Qui aurait cru que l’Algérie officielle fête le 70e anniversaire du déclenchement de la lutte armée contre le colonialisme sans rendre une parole d’hommage aux combattants palestiniens qui s’opposent les armes à la main à l’armée génocidaire d’Israël depuis plus d’un an ? Et comment ne pas voir dans ce silence fait sur la résistance palestinienne un reniement de soi ?
Il a en effet été imposé à ses dirigeants mais aussi à son peuple par une Algérie qui ne doit son existence en tant que nation souveraine depuis 60 ans qu’à la décision folle prise une nuit d’automne par un groupe de militants radicaux d’utiliser l’arsenal rudimentaire qu’ils avaient réuni contre l’une des armées les plus puissantes du monde. Comment ne pas l’interpréter comme la négation de l’identité que l’Algérie s’est constituée en tant que pionnier et soutien inconditionnel des luttes de libération nationale ?
Il s’avère de plus en plus clair désormais que les calculs d’intérêts et les stratégies d’alliance les plus illisibles et les plus pusillanimes ont pris le pas sur les valeurs constitutives de la nation algérienne qui sont pourtant les seules susceptibles de lui conserver le respect et la considération du monde.
En lieu et place des positions fortes qui s’exprimaient du haut des tribunes diplomatiques pour soutenir le combat palestinien, sans craindre de défier les grandes puissances occidentales, il ne subsiste plus comme preuve de vie de l’Algérie sur la scène internationale que le filet de voix inaudible et obséquieux d’un ou deux diplomates blanchis sous le harnais qui font semblant de se convaincre que le travail de coulisses qu’ils mènent au Conseil de sécurité pour arracher d’illusoires concessions aux Américains soit d’une quelconque utilité à la cause palestinienne.

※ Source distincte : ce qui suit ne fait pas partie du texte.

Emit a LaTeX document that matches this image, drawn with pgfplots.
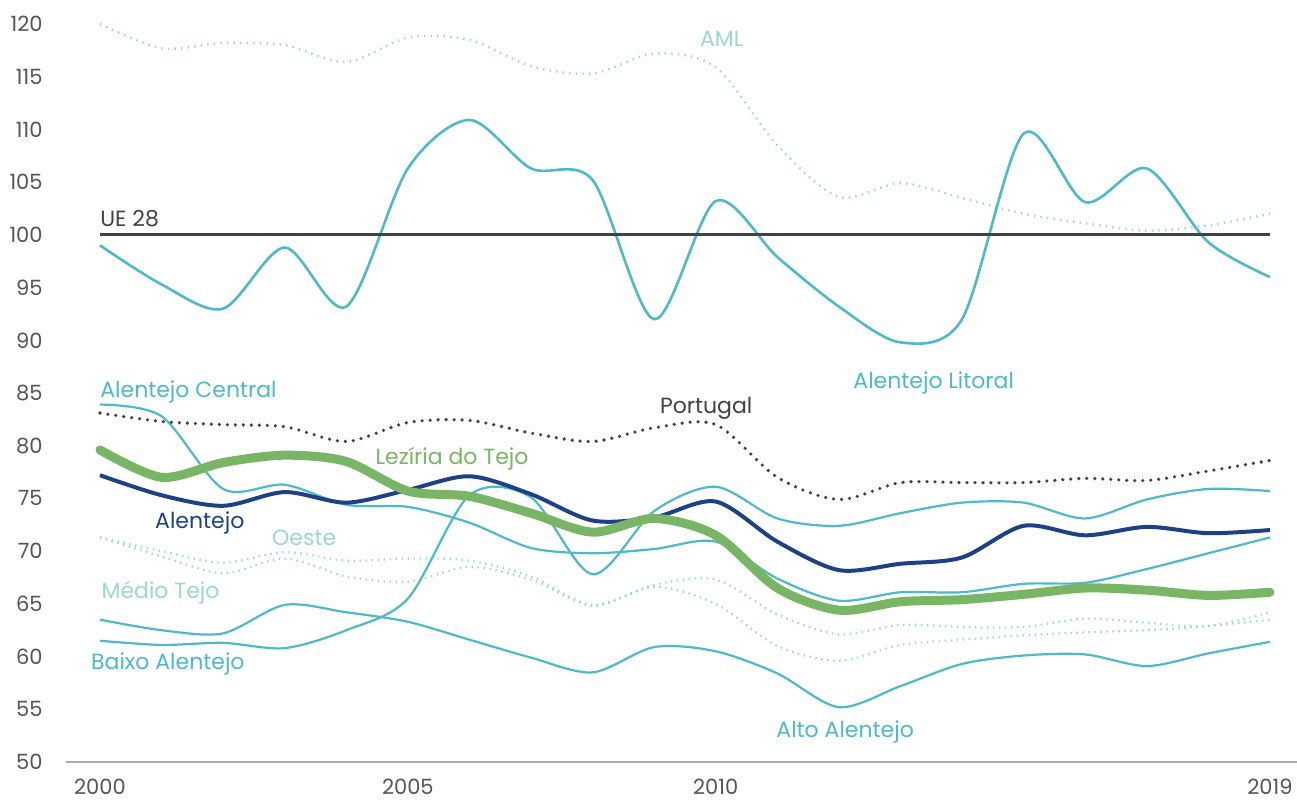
\documentclass[border=0pt]{standalone}
\usepackage{fontspec}
\setmainfont{Poppins}
\usepackage{pgfplots}
\pgfplotsset{compat=1.18}
\definecolor{teal1}{HTML}{4DB9C9}
\definecolor{lteal}{HTML}{9AD8CE}
\definecolor{navy}{HTML}{1E4185}
\definecolor{lgreen}{HTML}{78B564}
\definecolor{dgray}{HTML}{424242}
\definecolor{tgray}{HTML}{555555}
\tikzset{lbl/.style={anchor=base west, inner sep=0pt, font=\fontsize{11pt}{14pt}\selectfont}}
\begin{document}
\begin{tikzpicture}
\begin{axis}[
  name=ax,
  scale only axis,
  width=615.5pt, height=369pt,
  xmin=1999.448, xmax=2019.44,
  ymin=50, ymax=120,
  axis x line*=bottom, axis y line*=left,
  x axis line style={draw=black!33, line width=0.9pt, -},
  y axis line style={draw=none},
  major tick length=0pt,
  xtick={2000,2005,2010,2019},
  ytick={50,55,...,120},
  /pgf/number format/assume math mode=true,
  xticklabel={\pgfmathprintnumber[1000 sep={}]{\tick}},
  xticklabel style={anchor=north, yshift=-8.5pt, inner sep=0pt, font=\fontsize{10.5pt}{12pt}\selectfont, text=tgray},
  yticklabel style={anchor=east, xshift=-11.5pt, inner sep=0pt, font=\fontsize{10.5pt}{12pt}\selectfont, text=tgray},
  clip=false,
  every axis plot/.append style={smooth, tension=0.5, no marks},
]
% Oeste
\addplot[lteal, line width=1.1pt, dash pattern=on 0.7pt off 2.3pt] coordinates {(2000,71.3)(2001,70.0)(2002,68.9)(2003,69.9)(2004,69.1)(2005,69.3)(2006,69.1)(2007,67.6)(2008,64.9)(2009,66.8)(2010,67.3)(2011,64.0)(2012,62.1)(2013,63.0)(2014,62.8)(2015,62.8)(2016,63.6)(2017,63.2)(2018,62.9)(2019,64.2)};
% Medio Tejo
\addplot[lteal, line width=1.1pt, dash pattern=on 0.7pt off 2.3pt] coordinates {(2000,71.3)(2001,69.5)(2002,67.9)(2003,69.3)(2004,67.6)(2005,67.1)(2006,68.5)(2007,67.3)(2008,64.8)(2009,66.6)(2010,65.0)(2011,61.0)(2012,59.6)(2013,61.1)(2014,61.6)(2015,62.0)(2016,62.3)(2017,62.5)(2018,62.9)(2019,63.5)};
% AML
\addplot[lteal, line width=1.2pt, dash pattern=on 0.7pt off 2.6pt] coordinates {(2000,120.0)(2001,117.7)(2002,118.2)(2003,118.0)(2004,116.4)(2005,118.7)(2006,118.5)(2007,116.0)(2008,115.3)(2009,117.2)(2010,115.9)(2011,108.5)(2012,103.6)(2013,104.9)(2014,103.5)(2015,102.0)(2016,101.1)(2017,100.4)(2018,100.9)(2019,102.0)};
% Alto Alentejo
\addplot[teal1, line width=1.1pt] coordinates {(2000,63.5)(2001,62.5)(2002,62.2)(2003,64.9)(2004,64.2)(2005,63.3)(2006,61.6)(2007,59.9)(2008,58.5)(2009,60.9)(2010,60.5)(2011,58.4)(2012,55.2)(2013,57.2)(2014,59.3)(2015,60.1)(2016,60.2)(2017,59.1)(2018,60.3)(2019,61.4)};
% Baixo Alentejo
\addplot[teal1, line width=1.1pt] coordinates {(2000,61.5)(2001,61.1)(2002,61.3)(2003,60.8)(2004,62.5)(2005,65.5)(2006,75.3)(2007,75.1)(2008,67.8)(2009,73.8)(2010,76.1)(2011,73.1)(2012,72.4)(2013,73.6)(2014,74.6)(2015,74.6)(2016,73.1)(2017,74.9)(2018,75.9)(2019,75.7)};
% Alentejo Central
\addplot[teal1, line width=1.1pt] coordinates {(2000,83.9)(2001,82.8)(2002,75.9)(2003,76.3)(2004,74.4)(2005,74.2)(2006,72.7)(2007,70.3)(2008,69.8)(2009,70.2)(2010,70.9)(2011,67.4)(2012,65.3)(2013,66.1)(2014,66.1)(2015,66.9)(2016,67.0)(2017,68.3)(2018,69.8)(2019,71.3)};
% Alentejo Litoral
\addplot[teal1, line width=1.3pt] coordinates {(2000,99.0)(2001,95.3)(2002,93.0)(2003,98.8)(2004,93.2)(2005,106.3)(2006,110.9)(2007,106.3)(2008,105.2)(2009,92.0)(2010,103.2)(2011,97.9)(2012,93.2)(2013,89.8)(2014,92.0)(2015,109.6)(2016,103.1)(2017,106.3)(2018,99.3)(2019,96.0)};
% Portugal
\addplot[dgray, line width=1.8pt, line cap=round, dash pattern=on 0pt off 4pt] coordinates {(2000,83.1)(2001,82.3)(2002,82.0)(2003,81.8)(2004,80.4)(2005,82.2)(2006,82.4)(2007,81.2)(2008,80.4)(2009,81.7)(2010,82.0)(2011,77.0)(2012,74.9)(2013,76.5)(2014,76.5)(2015,76.5)(2016,76.9)(2017,76.7)(2018,77.6)(2019,78.6)};
% UE 28
\addplot[dgray, line width=1.5pt, sharp plot] coordinates {(2000,100)(2019,100)};
% Alentejo
\addplot[navy, line width=2pt] coordinates {(2000,77.2)(2001,75.3)(2002,74.3)(2003,75.6)(2004,74.6)(2005,75.8)(2006,77.1)(2007,75.4)(2008,72.9)(2009,73.2)(2010,74.7)(2011,70.9)(2012,68.2)(2013,68.8)(2014,69.4)(2015,72.4)(2016,71.5)(2017,72.3)(2018,71.7)(2019,72.0)};
% Leziria do Tejo
\addplot[lgreen, line width=4.5pt, line cap=round] coordinates {(2000,79.6)(2001,77.0)(2002,78.4)(2003,79.1)(2004,78.5)(2005,75.7)(2006,75.2)(2007,73.6)(2008,71.8)(2009,73.1)(2010,71.5)(2011,66.5)(2012,64.4)(2013,65.2)(2014,65.4)(2015,65.9)(2016,66.5)(2017,66.3)(2018,65.8)(2019,66.1)};

\node[lbl, text=dgray] at (axis cs:2000,100.75) {UE 28};
\node[lbl, text=lteal] at (axis cs:2009.74,117.82) {AML};
\node[lbl, text=teal1] at (axis cs:2000,84.53) {Alentejo Central};
\node[lbl, text=dgray] at (axis cs:2009.09,83.10) {Portugal};
\node[lbl, text=lgreen] at (axis cs:2004.47,78.17) {Lezíria do Tejo};
\node[lbl, text=teal1] at (axis cs:2012.23,85.38) {Alentejo Litoral};
\node[lbl, text=navy] at (axis cs:2000.89,72.19) {Alentejo};
\node[lbl, text=lteal] at (axis cs:2002.79,70.49) {Oeste};
\node[lbl, text=lteal] at (axis cs:2000.02,65.46) {Médio Tejo};
\node[lbl, text=teal1] at (axis cs:1999.85,58.73) {Baixo Alentejo};
\node[lbl, text=teal1] at (axis cs:2010.98,52.28) {Alto Alentejo};
\end{axis}
\pgfresetboundingbox
\path ([shift={(-33pt,-21pt)}]ax.south west) rectangle ([shift={(0pt,12pt)}]ax.north east);
\end{tikzpicture}
\end{document}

En regardant la conférence de presse commune tenue par Abdelmadjid Tebboune et le président égyptien Al Sissi il y a une dizaine de jours au Caire et dominée clairement par les accents normalisateurs du discours de l’Égypte, j’ai soudain pris conscience que l’Algérie avait vieilli, tant elle était aussi rabougrie que cet homme hésitant, terne et atone qui, parlant en son nom, projetait l’avenir de la Palestine dans des termes dont je peinais à saisir le sens :
« L’Algérie, disait-il, soutient l’initiative égyptienne en faveur d’une trêve à Gaza, en attendant la solution finale qui ne peut consister qu’en la gestion de leurs terres par les Palestiniens sous l’égide d’États frères et amis comme l’Égypte ».
Des propos sidérants que je n’arrive à rattacher ni au programme d’une faction palestinienne ni à la généalogie des positions de principes soutenues par l’Algérie en matière de décolonisation. Je ne crois d'ailleurs pas que l’Égypte elle-même ait sérieusement revendiqué pareille tutelle sur la Palestine du futur.
Une semaine plus tard, pendant le défilé militaire du 70e anniversaire, les forces spéciales de l’ANP scandaient « Gaza ! Gaza ! ».
C’était spectaculaire mais indélicat. Car cela n’en soulignait que mieux que Gaza était défendue par ses propres forces, sur lesquelles le 1e novembre algérien avait décidé de jeter un voile d’indifférence et d’ignorance.